Jobs’s single sentence reply to her email is direct and helpful, acknowledging the problem and providing a time frame for its resolution: “This is a known iPhone bug that is being fixed in the next software update in September.” (We’ve seen email from Jobs before, and this telegraphic, direct style is his trademark. In January 2007, a reader shared a response from Jobs after the reader complained via email to the CEO about the odd $5 charge for a Draft N enabler to turn on a hidden Wi-Fi capability in many Mac models: “It’s the law.”)

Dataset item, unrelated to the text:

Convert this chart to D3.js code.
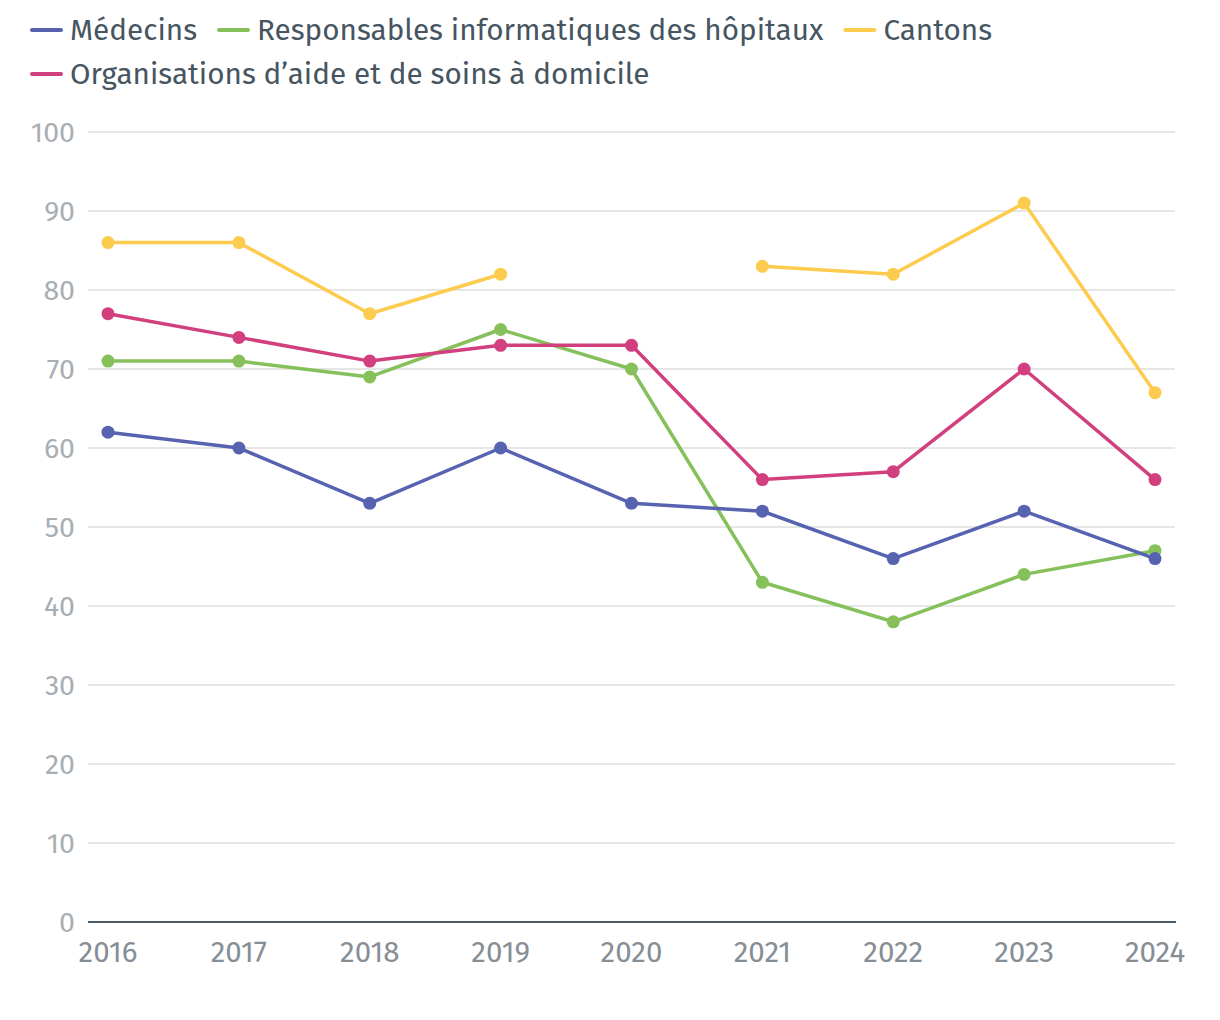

Jobs clearly isn’t bound by the secrecy he has imposed upon his employees, and, frankly, it’s refreshing – not necessarily because a customer can email [email protected] and receive a reply, but because the reply is substantive. If he were to follow the current Apple modus operandi, Jobs could have replied with the type of non-reassuring fluff that comes from most companies: “Thank you for your email. Apple works hard to make its products the best they can be…” Blah blah blah.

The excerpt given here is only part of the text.